The office was abolished last year, and its operations were folded into the Office of the Comptroller of the Currency. Mr. Reich declined to comment. A lawyer for Mr. Killinger did not respond to a request for comment.

The report was produced by the same Senate committee that conducted an 11-hour hearing last April with Goldman executives and employees of its mortgage unit, who testified about their trading and securities underwriting practices.

At the hearing, some lawmakers questioned Goldman’s assertion that it had not bet against the mortgage market as real estate prices collapsed. And on Wednesday, Senator Levin pointed out that his committee had found 3,400 places in Goldman documents where its officials used the phrase “net short,” a reference to negative bets.

“Why would Goldman deny what was so obvious, that they were engaged in a huge short in the year 2007?” Senator Levin asked in a press briefing Wednesday morning. “Because they gained at the expense of their clients and they used abusive practices to do it.”

The report uncovered a new aspect of Goldman’s mortgage activity during 2007. That year, as Goldman tried to build its bet against housing, the report says, it tried to drive up the price of a mortgage index, a practice known as squeezing the shorts.
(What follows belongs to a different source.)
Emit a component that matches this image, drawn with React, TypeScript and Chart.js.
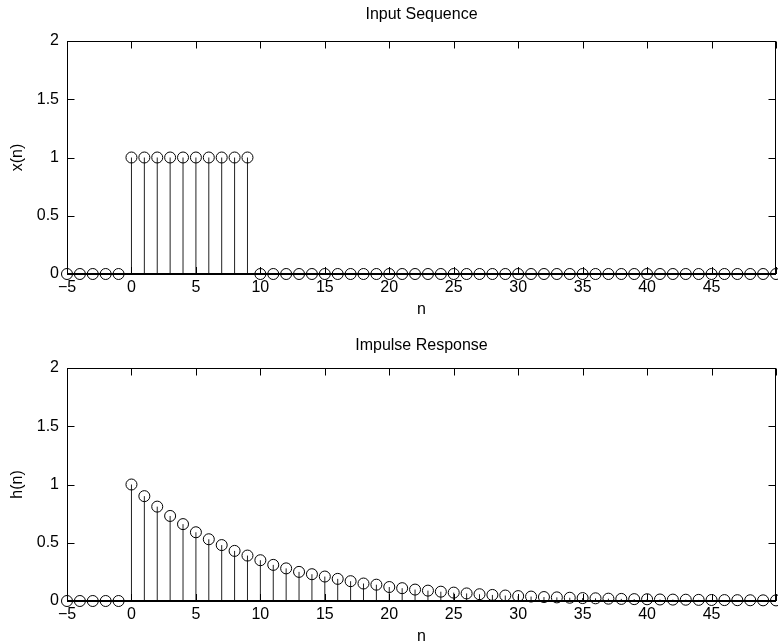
import React, { useEffect, useRef } from 'react';
import { Chart, registerables } from 'chart.js';

Chart.register(...registerables);

// ---------- data ----------
const nValues = [
  -5, -4, -3, -2, -1, 0, 1, 2, 3, 4, 5, 6, 7, 8, 9, 10, 11, 12, 13, 14, 15, 16, 17, 18, 19,
  20, 21, 22, 23, 24, 25, 26, 27, 28, 29, 30, 31, 32, 33, 34, 35, 36, 37, 38, 39, 40, 41, 42,
  43, 44, 45, 46, 47, 48, 49, 50,
];

const inputValues = [
  0, 0, 0, 0, 0, 1, 1, 1, 1, 1, 1, 1, 1, 1, 1, 0, 0, 0, 0, 0, 0, 0, 0, 0, 0,
  0, 0, 0, 0, 0, 0, 0, 0, 0, 0, 0, 0, 0, 0, 0, 0, 0, 0, 0, 0, 0, 0, 0,
  0, 0, 0, 0, 0, 0, 0, 0,
];

const impulseValues = [
  0, 0, 0, 0, 0,
  1.0, 0.9, 0.81, 0.73, 0.66, 0.59, 0.53, 0.48, 0.43, 0.39,
  0.35, 0.31, 0.28, 0.25, 0.23, 0.21, 0.19, 0.17, 0.15, 0.14,
  0.12, 0.11, 0.098, 0.089, 0.08, 0.072, 0.065, 0.058, 0.052, 0.047,
  0.042, 0.038, 0.034, 0.031, 0.028, 0.025, 0.023, 0.02, 0.018, 0.016,
  0.015, 0.013, 0.012, 0.011, 0.0097, 0.0087, 0.0079, 0.0071, 0.0064, 0.0057,
  0.0052,
];

const xMin = -5;
const xMax = 50;
const xStep = 5;
const yMin = 0;
const yMax = 2;
const yStep = 0.5;
const hiddenXTickLabels = [50];

// ---------- layout ----------
const W = 778;
const H = 327;
const AREA_RIGHT = 776;
const AREA_LEFT = 67;
const AREA_TOP = 41;
const AREA_BOTTOM = 274;
const FONT = "'Liberation Sans', Arial, Helvetica, sans-serif";
const FS = 16;
const LH = FS * 1.2;
const TICK_LEN = 7;

const framePlugin = {
  id: 'matlabFrame',
  afterDatasetsDraw(chart: any) {
    const { ctx, chartArea: a, scales } = chart;
    const xs = scales.x;
    const ys = scales.y;
    ctx.save();
    ctx.strokeStyle = '#000';
    ctx.lineWidth = 1;
    const l = Math.round(a.left) + 0.5;
    const r = Math.round(a.right) - 0.5;
    const t = Math.round(a.top) + 0.5;
    const b = Math.round(a.bottom);
    ctx.strokeRect(l, t, r - l, b - t);
    ctx.beginPath();
    for (const tk of xs.ticks) {
      const px = Math.round(xs.getPixelForValue(tk.value)) + 0.5;
      ctx.moveTo(px, b);
      ctx.lineTo(px, b - TICK_LEN);
      ctx.moveTo(px, t);
      ctx.lineTo(px, t + TICK_LEN);
    }
    for (const tk of ys.ticks) {
      const py = Math.round(ys.getPixelForValue(tk.value)) + 0.5;
      ctx.moveTo(l, py);
      ctx.lineTo(l + TICK_LEN, py);
      ctx.moveTo(r, py);
      ctx.lineTo(r - TICK_LEN, py);
    }
    ctx.stroke();
    // stem baseline at y = 0
    const y0 = Math.round(ys.getPixelForValue(0));
    ctx.lineWidth = 2;
    ctx.beginPath();
    ctx.moveTo(l - 0.5, y0);
    ctx.lineTo(r + 0.5, y0);
    ctx.stroke();
    ctx.restore();
  },
};

function StemChart({ title, ylabel, values, titleCenter }: { title: string; ylabel: string; values: number[]; titleCenter: number }) {
  const ref = useRef<HTMLCanvasElement | null>(null);

  useEffect(() => {
    if (!ref.current) return;
    const markers = nValues.map((n, i) => ({ x: n, y: values[i] }));
    const stems = nValues.flatMap((n, i) => [
      { x: n, y: 0 },
      { x: n, y: values[i] },
      { x: n, y: null as any },
    ]);
    const titleTop = titleCenter - LH / 2;
    const chart = new Chart(ref.current, {
      type: 'scatter',
      data: {
        datasets: [
          {
            data: markers,
            showLine: false,
            pointRadius: 5.5,
            pointBorderWidth: 1,
            pointBorderColor: '#000',
            pointBackgroundColor: 'rgba(0,0,0,0)',
            clip: false,
          } as any,
          {
            data: stems,
            showLine: true,
            spanGaps: false,
            borderColor: '#222',
            borderWidth: 1,
            pointRadius: 0,
            clip: false,
          } as any,
        ],
      },
      options: {
        responsive: false,
        animation: false,
        devicePixelRatio: 1,
        events: [],
        layout: { autoPadding: false, padding: { left: 0, right: W - AREA_RIGHT, top: 0, bottom: 0 } },
        plugins: {
          legend: { display: false },
          tooltip: { enabled: false },
          title: {
            display: true,
            text: title,
            fullSize: false,
            color: '#000',
            font: { family: FONT, size: FS, weight: 'normal' },
            padding: { top: titleTop, bottom: AREA_TOP - titleTop - LH },
          },
        },
        scales: {
          x: {
            type: 'linear',
            min: xMin,
            max: xMax,
            grid: { display: false, drawTicks: false },
            border: { display: false },
            afterFit: (s: any) => {
              s.height = H - AREA_BOTTOM;
              s.paddingLeft = 0;
              s.paddingRight = 0;
            },
            ticks: {
              stepSize: xStep,
              autoSkip: false,
              maxRotation: 0,
              padding: 0,
              color: '#000',
              font: { family: FONT, size: FS, lineHeight: 1.75 },
              callback: (v: any) => hiddenXTickLabels.includes(Number(v)) ? '' : String(v).replace('-', '\u2212'),
            },
            title: {
              display: true,
              text: 'n',
              color: '#000',
              font: { family: FONT, size: FS },
              padding: { top: 0, bottom: 7.4 },
            },
          },
          y: {
            type: 'linear',
            min: yMin,
            max: yMax,
            grid: { display: false, drawTicks: false },
            border: { display: false },
            afterFit: (s: any) => { s.width = AREA_LEFT; },
            ticks: {
              stepSize: yStep,
              padding: 8,
              color: '#000',
              font: { family: FONT, size: FS },
              callback: (v: any) => String(Number(v)),
            },
            title: {
              display: true,
              text: ylabel,
              color: '#000',
              font: { family: FONT, size: FS },
              padding: { top: 8.4, bottom: 0 },
            },
          },
        },
      } as any,
      plugins: [framePlugin],
    });
    return () => chart.destroy();
  }, [title, ylabel, values, titleCenter]);

  return <canvas ref={ref} width={W} height={H} style={{ display: 'block', width: W, height: H }} />;
}

export default function App() {
  return (
    <div style={{ position: 'fixed', left: 0, top: 0, width: W, height: 643, overflow: 'hidden', background: '#fff' }}>
      <div style={{ position: 'absolute', left: 0, top: 0 }}>
        <StemChart title="Input Sequence" ylabel="x(n)" values={inputValues} titleCenter={15} />
      </div>
      <div style={{ position: 'absolute', left: 0, top: 327 }}>
        <StemChart title="Impulse Response" ylabel="h(n)" values={impulseValues} titleCenter={19} />
      </div>
    </div>
  );
}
When the price of the index rose sharply, the cost of betting against the mortgage market fell. Goldman tried to put on the short squeeze, the report noted, so that it could add to its negative bets more cheaply and protect itself against the housing collapse.

Because Goldman was a large dealer in the marketplace, it had the power to drive prices in a certain direction. The report quotes from the self-evaluation of Deeb Salem, a mortgage trader, who wrote: “We began to encourage this squeeze, with plans of getting very short again.” He added, “This strategy seemed do-able and brilliant.”